Man misst Wohlbefinden mit verschiedenen Parametern. In dieser Studie wird zum Beispiel – einer der Faktoren, die Wohlbefinden zeigen, ist das Spielverhalten – gezeigt, dass das Spielverhalten bei Delfinen, die in Menschenobhut gehalten werden, ähnlich, wenn nicht sogar stärker ausgeprägt als bei Tieren ist, die sich zum Beispiel in der Wildbahn angewöhnt haben, an Fischkuttern oder Ähnlichem zu fressen.
Denn eines muss uns bei Wildtieren klar sein: Es ist eine Kosten-Nutzen-Frage. Ich kann nur so viel investieren, wie ich Energie habe, um etwas zu erlangen. Bekomme ich mein Futter und habe ich meinen Sozialpartner, kann ich mehr Zeit mit Spielen verbringen.
Objektive Untersuchungen zum Stress
Wie sieht es mit Stress bei Delfinen aus?
Dr. Baumgartner: Dann gibt es natürlich – klar ist, dass Verhaltensstudien allein nicht ausreichen – objektive Untersuchungen, nämlich Endokrinologiestudien. Das bedeutet: Man versucht, anhand des Cortisols zu messen, also anhand eines Hormons, das vom Körper ausgeschüttet wird, wenn er in eine Stresssituation gerät.
Das ist nicht schlecht; einige von uns hier (Anmerkung MEERESAKROBATEN: gemeint sind die Anwesenden bei der Anhörung im Landtag) haben wahrscheinlich auch einen erhöhten Cortisolwert, was uns auch dazu bringt, ein bisschen schneller zu sein. Aber man muss in der Lage sein, das auch wieder abzubauen und darauf zu reagieren. …
Speichelproben
Dr. Baumgartner: Im Moment läuft eine Studie in den Delfinarien Nürnberg, Duisburg, Harderwijk sowie in spanischen Delfinarien. Dort machen wir anhand von Speichelproben diese Untersuchungen in verschiedenen Zeiträumen: morgens, abends, wenn ein neues Tier in die Gruppe kommt, wenn ein Transport ansteht oder wenn es zum Beispiel eine Bautätigkeit gibt.
Ich will Ihnen ein Beispiel geben: Zum Teil sammeln wir – die Tiere machen das über das Training – am Tag jede Stunde drei Proben von jedem Tier, um sehen zu können, ob wir ein objektives Messergebnis bekommen. Das sind unsere Möglichkeiten, objektiv und nicht gefühlsmäßig Wohlbefinden von unseren Tieren messen zu können.

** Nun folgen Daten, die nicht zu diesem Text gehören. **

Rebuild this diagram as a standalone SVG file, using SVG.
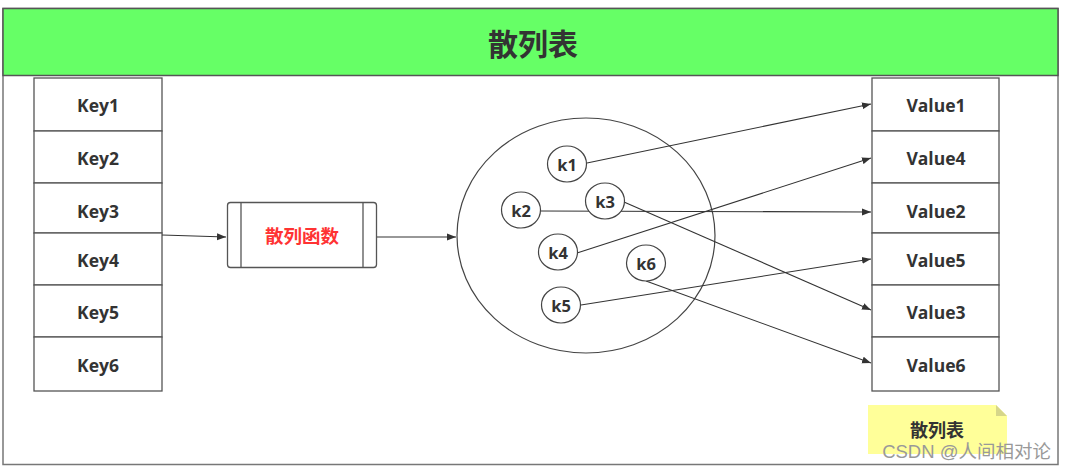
<svg xmlns="http://www.w3.org/2000/svg" width="1066" height="470" viewBox="0 0 1066 470">
<defs>
<marker id="arr" markerWidth="10" markerHeight="8" refX="9" refY="4" orient="auto" markerUnits="userSpaceOnUse">
<path d="M0,0.5 L9,4 L0,7.5 Z" fill="#333"/>
</marker>
<style>
.cell{fill:#fff;stroke:#555;stroke-width:1.3}
.t{font-family:"Open Sans","Liberation Sans","Noto Sans CJK SC",sans-serif;font-weight:bold;font-size:17.5px;fill:#333;text-anchor:middle;dominant-baseline:central}
.k{font-family:"Open Sans","Liberation Sans",sans-serif;font-weight:bold;font-size:16.5px;fill:#333;text-anchor:middle;dominant-baseline:central}
.sc{fill:#fff;stroke:#444;stroke-width:1.2}
.c{fill:none;stroke:#333;stroke-width:1.1;marker-end:url(#arr)}
</style>
</defs>
<rect width="1066" height="470" fill="#fff"/>
<g id="frame">
<rect x="3" y="8.5" width="1055" height="456" fill="#fff" stroke="#777" stroke-width="1.5"/>
<rect x="3" y="8.5" width="1055" height="67" fill="#66ff66" stroke="#555" stroke-width="1.5"/>
<text x="533" y="43" class="t" style="font-size:30px">散列表</text>
</g>
<g id="keys">
<rect class="cell" x="34" y="78" width="128" height="53"/><text class="t" x="98" y="105">Key1</text>
<rect class="cell" x="34" y="131" width="128" height="52"/><text class="t" x="98" y="158">Key2</text>
<rect class="cell" x="34" y="183" width="128" height="50"/><text class="t" x="98" y="211">Key3</text>
<rect class="cell" x="34" y="233" width="128" height="52"/><text class="t" x="98" y="260">Key4</text>
<rect class="cell" x="34" y="285" width="128" height="52"/><text class="t" x="98" y="312">Key5</text>
<rect class="cell" x="34" y="337" width="128" height="54"/><text class="t" x="98" y="365">Key6</text>
</g>
<g id="hashfn">
<rect x="227.5" y="202.5" width="149" height="65" rx="3" fill="#fff" stroke="#555" stroke-width="1.3"/>
<line x1="241" y1="202.5" x2="241" y2="267.5" stroke="#555" stroke-width="1.3"/>
<line x1="363" y1="202.5" x2="363" y2="267.5" stroke="#555" stroke-width="1.3"/>
<text class="t" x="302" y="235" style="fill:#ff3333;font-size:18.5px">散列函数</text>
</g>
<g id="bucket">
<ellipse cx="586" cy="235.5" rx="129" ry="117.5" fill="#fff" stroke="#444" stroke-width="1.2"/>
</g>
<g id="connectors">
<path class="c" d="M162,235 L226,237"/>
<path class="c" d="M377,237 L456,237"/>
<path class="c" d="M587,163 L871,104"/>
<path class="c" d="M577,253 L871,158"/>
<path class="c" d="M541,211 L871,212"/>
<path class="c" d="M581,305 L871,259"/>
<path class="c" d="M624,202 L871,310"/>
<path class="c" d="M646,281 L871,363"/>
</g>
<g id="k1"><ellipse class="sc" cx="567" cy="164" rx="19.5" ry="18"/><text class="k" x="567" y="164">k1</text></g>
<g id="k2"><ellipse class="sc" cx="521" cy="210" rx="19.5" ry="18"/><text class="k" x="521" y="210">k2</text></g>
<g id="k3"><ellipse class="sc" cx="605" cy="201" rx="19.5" ry="18"/><text class="k" x="605" y="201">k3</text></g>
<g id="k4"><ellipse class="sc" cx="558" cy="252" rx="19.5" ry="18"/><text class="k" x="558" y="252">k4</text></g>
<g id="k5"><ellipse class="sc" cx="561" cy="305" rx="19.5" ry="18"/><text class="k" x="561" y="305">k5</text></g>
<g id="k6"><ellipse class="sc" cx="646" cy="263" rx="19.5" ry="18"/><text class="k" x="646" y="263">k6</text></g>
<g id="values">
<rect class="cell" x="872" y="78" width="127" height="53"/><text class="t" x="936" y="105">Value1</text>
<rect class="cell" x="872" y="131" width="127" height="52"/><text class="t" x="936" y="158">Value4</text>
<rect class="cell" x="872" y="183" width="127" height="50"/><text class="t" x="936" y="211">Value2</text>
<rect class="cell" x="872" y="233" width="127" height="52"/><text class="t" x="936" y="260">Value5</text>
<rect class="cell" x="872" y="285" width="127" height="52"/><text class="t" x="936" y="312">Value3</text>
<rect class="cell" x="872" y="337" width="127" height="54"/><text class="t" x="936" y="365">Value6</text>
</g>
<g id="note">
<path d="M868,405 L996,405 L1007,416 L1007,454 L868,454 Z" fill="#ffff99"/>
<path d="M996,405 L1007,416 L996,416 Z" fill="#d6d68a"/>
<text class="t" x="937" y="430" style="font-size:18px">散列表</text>
</g>
<g id="watermark">
<text x="1051" y="451" text-anchor="end" font-family="Liberation Sans,Noto Sans CJK SC,sans-serif" font-size="18.5" fill="#999" dominant-baseline="central">CSDN @人间相对论</text>
</g>
</svg>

Anmerkung MEERESAKROBATEN: Dr. Lorenzo von Fersen – Artenschutzbeauftragter und Delfin-Experte im Nürnberger Tiergarten sagte einmal in einem Interview mit der WELT über die Cortisolwerte in Speichelproben: „Die gehen mal rauf und mal runter, auch ein gutes Zeichen. Wenn der Pegel ständig hoch oder ständig niedrig bleibt, stimmt etwas nicht. Geht er aber hoch, weil im Moment die Umwelt nervt, etwa weil draußen ein Bagger lärmt, ist das völlig normal.“
Delfine sterben nicht an Morbillivirus
Dr. Baumgartner: Durch die Trainingsmöglichkeiten, die wir haben, können wir alle Proben bekommen. Das betrifft nicht nur unsere Delfine. Wir machen das mit Nashörnern, Giraffen, Tapiren, Vögeln usw. Sie gehen freiwillig auf die Waage. Wir können Blutproben, Blasproben usw. nehmen. Sie pinkeln sogar auf Kommando, wenn wir das brauchen. Wir kontrollieren die Kotproben.
Das ist natürlich – mancher mag es als überprotektiv ansehen, wie wir den Tieren gegenübertreten – auch ein Luxus. Denn natürlich sterben auch Delfine in Delfinarien; das ist ganz klar. Krankheiten gibt es. Unsterblich ist niemand. Aber sie sterben natürlich nicht an Intoxikationen, Hunger, Morbillivirus und Vergiftungen, wie wir es in der Natur sehen.